というのも、「こんなことで悩んでいるんだけど、、」「こんなのがあったらいいのにな」という見込み客の悩みや欲求がわかれば、自分の商品やサービスを紹介するときに、
「それならこの商品(サービス)ですぐに解決できますよ」という形で話をすることができるからです。
見込み客の悩みや欲求はビジネスにおいて超がつくほど大切なものなので、大手企業などは巨額のお金を投じてリサーチすることも珍しくありません。

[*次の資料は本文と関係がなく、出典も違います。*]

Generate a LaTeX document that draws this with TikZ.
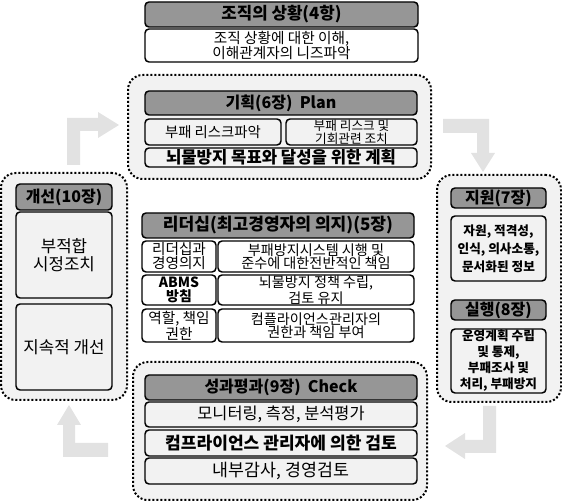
\documentclass[tikz,border=0pt]{standalone}
\usepackage{fontspec}
\setmainfont{Noto Sans CJK KR}
\definecolor{hdrgray}{RGB}{150,150,150}
\definecolor{boxgray}{RGB}{242,242,242}
\definecolor{arrowgray}{RGB}{226,226,226}
\tikzset{
  hdr/.style={draw, line width=1.1pt, rounded corners=3pt, fill=hdrgray, inner sep=0pt, align=center, font=\bfseries\fontsize{12}{14}\selectfont},
  bx/.style={draw, line width=1.1pt, rounded corners=3pt, fill=boxgray, inner sep=0pt, align=center},
  wbx/.style={bx, fill=white},
  grp/.style={draw, line width=1.5pt, dash pattern=on 1.5pt off 1.5pt, rounded corners=11pt, fill=boxgray, inner sep=0pt},
  blk/.style={fill=arrowgray, draw=none},
  fa/.style={font=\fontsize{10.6}{10}\selectfont},
  fs/.style={font=\fontsize{11}{10.5}\selectfont},
  fb/.style={font=\bfseries\fontsize{10.5}{10.5}\selectfont},
  fc/.style={font=\fontsize{12.3}{14}\selectfont},
  fd/.style={font=\bfseries\fontsize{9.5}{12}\selectfont},
}
% box from pixel corners: style, name, x1, y1, x2, y2, text
\newcommand\pbx[7]{%
  \pgfmathsetmacro\pbxcx{(#3+#5)/2}%
  \pgfmathsetmacro\pbxcy{(#4+#6)/2}%
  \pgfmathsetmacro\pbxw{(#5-#3)*0.75}%
  \pgfmathsetmacro\pbxh{(#6-#4)*0.75}%
  \node[#1, minimum width=\pbxw pt, minimum height=\pbxh pt] (#2) at (\pbxcx,\pbxcy) {#7};%
}
\begin{document}
\begin{tikzpicture}[x=0.75pt, y=-0.75pt]
\useasboundingbox (0,0) rectangle (562,503);
% group containers
\pbx{grp}{gplan}{128}{75}{431}{179}{}
\pbx{grp}{gimp}{1}{173}{127}{400}{}
\pbx{grp}{gsup}{437}{175}{561}{402}{}
\pbx{grp}{gchk}{133}{362}{427}{500}{}
% block arrows
\fill[blk] (67,165) -- (67,118) -- (98,118) -- (98,112) -- (119,125) -- (98,138) -- (98,131) -- (80,131) -- (80,165) -- cycle;
\fill[blk] (443,119) -- (489,119) -- (489,153) -- (495,153) -- (483,172) -- (471,153) -- (477,153) -- (477,133) -- (443,133) -- cycle;
\fill[blk] (483,406) -- (496,406) -- (496,453) -- (465,453) -- (465,459) -- (445,446) -- (465,433) -- (465,440) -- (483,440) -- cycle;
\fill[blk] (108,443) -- (75,443) -- (75,425) -- (81,425) -- (69,405) -- (57,425) -- (63,425) -- (63,457) -- (108,457) -- cycle;
% context
\pbx{hdr, font=\bfseries\fontsize{12.6}{14}\selectfont}{ctxh}{145}{2}{418}{27}{조직의 상황(4항)}
\pbx{wbx, font=\fontsize{11}{11.3}\selectfont}{ctxb}{145}{29}{418}{62}{조직 상황에 대한 이해,\\이해관계자의 니즈파악}
% plan
\pbx{hdr}{planh}{145}{91}{417}{115}{기획(6장)\ \ Plan}
\pbx{bx, font=\fontsize{10.8}{11}\selectfont}{plan1}{145}{119}{281}{145}{부패 리스크파악}
\pbx{bx, font=\fontsize{9.5}{7.8}\selectfont}{plan2}{286}{119}{417}{145}{부패 리스크 및\\기회관련 조치}
\pbx{bx, font=\bfseries\fontsize{12.5}{12}\selectfont}{plan3}{145}{148}{417}{167}{뇌물방지 목표와 달성을 위한 계획}
% improvement
\pbx{hdr}{imph}{16}{184}{112}{210}{개선(10장)}
\pbx{bx, font=\fontsize{12.6}{13}\selectfont}{imp1}{16}{212}{112}{298}{부적합\\시정조치}
\pbx{bx, font=\fontsize{12.6}{13}\selectfont}{imp2}{16}{304}{112}{390}{지속적 개선}
% support / operation
\pbx{hdr}{suph}{451}{188}{546}{208}{지원(7장)}
\pbx{bx, font=\bfseries\fontsize{9.5}{13.5}\selectfont}{sup1}{451}{216}{546}{281}{자원, 적격성,\\인식, 의사소통,\\문서화된 정보}
\pbx{hdr}{oph}{451}{300}{546}{320}{실행(8장)}
\pbx{bx, fd}{op1}{451}{329}{546}{393}{운영계획 수립\\및 통제,\\부패조사 및\\처리, 부패방지}
% leadership
\pbx{hdr, font=\bfseries\fontsize{12.8}{14}\selectfont}{ldh}{142}{213}{414}{238}{리더십(최고경영자의 의지)(5장)}
\pbx{wbx, fs}{ld1a}{142}{241}{216}{272}{리더십과\\경영의지}
\pbx{wbx, fa}{ld1b}{218}{241}{414}{272}{부패방지시스템 시행 및\\준수에 대한전반적인 책임}
\pbx{wbx, fb}{ld2a}{142}{275}{216}{305}{ABMS\\방침}
\pbx{wbx, fa}{ld2b}{218}{275}{414}{305}{뇌물방지 정책 수립,\\검토 유지}
\pbx{wbx, fs}{ld3a}{142}{309}{216}{342}{역할, 책임\\권한}
\pbx{wbx, fa}{ld3b}{218}{309}{414}{342}{컴플라이언스관리자의\\권한과 책임 부여}
% check
\pbx{hdr}{chkh}{145}{375}{417}{400}{성과평과(9장)\ \ Check}
\pbx{bx, fc}{chk1}{145}{402}{417}{427}{모니터링, 측정, 분석평가}
\pbx{bx, font=\bfseries\fontsize{12.8}{13}\selectfont}{chk2}{145}{430}{417}{456}{컴프라이언스 관리자에 의한 검토}
\pbx{bx, font=\fontsize{13}{13}\selectfont}{chk3}{145}{458}{417}{484}{내부감사, 경영검토}
\end{tikzpicture}
\end{document}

ですが、もしセールスの際にあなたが質問を使いこなすことができれば、見込み客から貴重な情報を無料で手に入れることができるのです。
例えば、
- 今はどういうことで困っているのか?
- 将来はどうなりたいと思っているのか?
- 商品の購入を迷っているのはどんな理由があるからなのか?
- 他に購入を迷っている商品はあるのか?
質問の仕方によってはこういった情報を引き出すことができるでしょう。逆にこちらが一方的にセールストークをしてしまうと、「ちょっとは興味あるのかな?」「あんまり集中して聞いてくれてないな…」といったように、相手の態度や表情を見てこちらで想像するしかなくなってしまいます。
質問をすることで相手から購入に繋がる貴重な情報を得ることもできますし、その場で購入まで繋がらなかったとしても次のセールスの改善に役立てることができます。セールスを簡単にするためにも、ぜひ質問を積極的に活用していきたいところですね。
今日のまとめ
今日はセールスにおける質問の重要性についてお話していきましたが、いかがだったでしょうか?なぜ話のうまさや巧みなセールストークは必須ではないのか、なぜ売れるセールスマンはほぼ例外なく質問をうまく使っているのかおわかりいただけたのではないでしょうか?
質問によって得られるメリットをまとめると、
- 注意力を持って話を聞いてもらえる
- 好意を持ってもらえる
- 見込み客の情報を知ることができる
ということでした。
セールスが上手になるために話の練習をする必要もありませんし、セールステンプレートを暗記する必要もないのです。むしろ、質問を積極的に使っていくことで、あなたが話す割合はどんどん減っていくでしょう。普段のセールスに意識して質問を取り入れるだけで本当に多くのメリットがあります。ぜひ試してみてください。